J’ignore si "Le nom de la rose" est une adaptation fidèle du roman éponyme d'Umberto Eco, mais à mon humble avis nous avons sans doute là le film le plus abouti et le plus magistral de la filmographie de Jean-Jacques Annaud. Doté d’une intelligence rare, le scénario raconte l'enquête d'un moine franciscain sur des crimes obscurs dans une abbaye bénédictine du XIVe siècle, et cela de façon très passionnante. Avec le règne inquiétant de la grande Inquisition en toile de fonds, et entre les divergences des ordres religieux bénédictins et franciscains
(argumenté d’un débat limite houleux et néanmoins respectueux)

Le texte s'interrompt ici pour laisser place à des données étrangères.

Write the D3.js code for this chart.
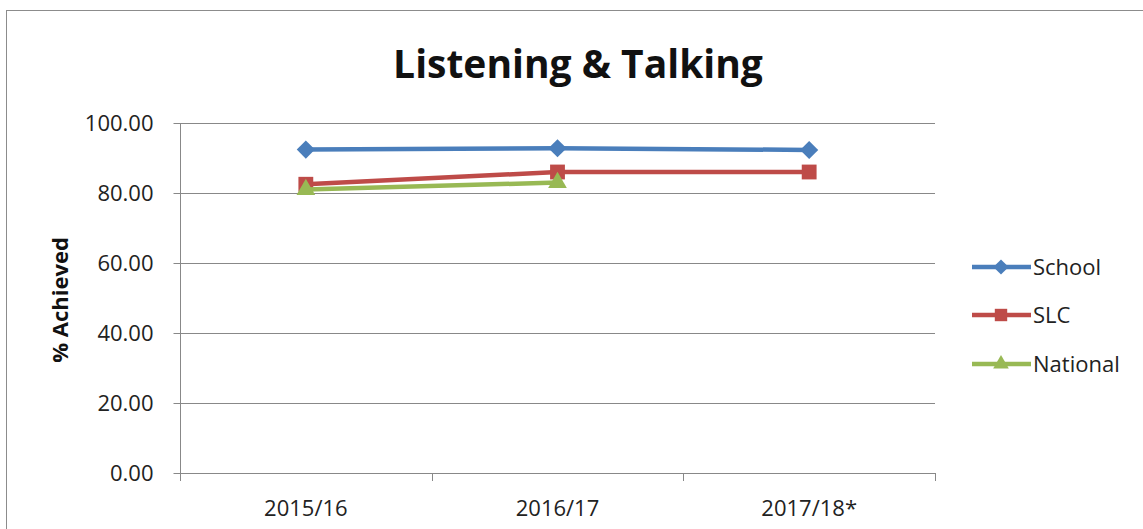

, nous assistons à un thriller médiévo-religieux qui n’a rien à envier à une excellente intrigue policière au sens propre du mot. On peut considérer que le budget de 19 millions de dollars a été bien utilisé, tant la reconstitution est impressionnante de réalisme. Pour ce faire, le chef décorateur, muni de son imagination, s’est permis de construire de toutes pièces l’austère abbaye dans les Abruzzes, non loin de Rome, en s’inspirant toutefois d’un château italien du XIIIème siècle (Castel Del Monte, à 70kms à l’ouest de Bari). Quant aux intérieurs, ils sont été tournés dans un ancien monastère cistercien situé à proximité d’Eltville, en Allemagne. Des lieux mystiques idéaux pour implanter efficacement l’adaptation du roman, tout en leur apportant une atmosphère glaciale et mystérieuse, pour ne pas dire lugubre et pesante. Dans un cadre aussi envoûtant qu’inquiétant, aussi superbe que lugubre, aussi pieux qu'intrigant, il fallait une distribution sans faille. Et comme les moines sont en général des personnages qui ne sont pas sous le feu des projecteurs, le réalisateur ne souhaitait pas d’acteur de renom dans son film. Mais c’était sans compter sur l’abnégation de Sean Connery, ce dernier étant plus que jamais motivé pour interpréter Frère Guillaume De Baskerville. La qualité d’interprétation du comédien lors de son audition fut telle qu'elle suffit à convaincre Jean-Jacques Annaud, au grand dam de l’écrivain et des distributeurs. Eh bien j’ignore ce que ça aurait donné sans l’acteur britannique, mais il faut reconnaître que Sean Connery est éblouissant de charisme, empli de convictions nécessaires au rang de son personnage. Flanqué de son moinillon à qui il doit tout enseigner, il forme un bon duo avec Christian Slater alors tout jeune et déjà talentueux tant il parvient à faire ressortir toutes les incertitudes qui le rongent, en posant les questions à la place du spectateur
, aiguillant sans le vouloir son maître dans ses raisonnements aussi labyrinthiques que la bibliothèque
. Bon d’accord, tous les acteurs sont parfaits, mais je me dois d’insister sur LA performance de Ron Perlman qui, dans ce vrai rôle de composition, touche du doigt l’excellence de l’interprétation dans la peau du "stupido" Salvatore pas si stupide que ça. A lui tout seul, il représente une vraie hérésie, et en même temps pas du tout. Je ne vais pas citer tous les interprètes car ils sont tous très bons, mais je me permets de préciser qu'ils contribuent tous à la grande qualité de ce thriller complexe et ô combien passionnant. Passionnant, mais qui fait frissonner tant les crimes paraissent machiavéliques (pour ne pas dire démoniaques), tant la religion semble plongée dans un profond obscurantisme, tant les maquillages burinent certains visages de non-dits et de mensonges. Il faut bien évidemment parler aussi de James Horner, un des compositeurs les plus en vue d’Hollywood : il signe ici une partition qui colle parfaitement au film, faisant de la bande originale un atout du film, sans lequel "Le nom de la rose" ne serait pas "Le nom de la rose". Les tonalités carillonnantes lors de l’approche finale de l’abbaye de Guillaume et Adso à dos de leur monture et la narration en voix off genre voix d’outre-tombe captent d’entrée toute l’attention du spectateur. Cette dernière sera gardée en captivité dans les murs de cette abbaye jusqu’au générique de fin. Au-delà du logique César du meilleur film étranger 1987, c’est un véritable voyage dans le temps que nous propose "Le nom de la rose".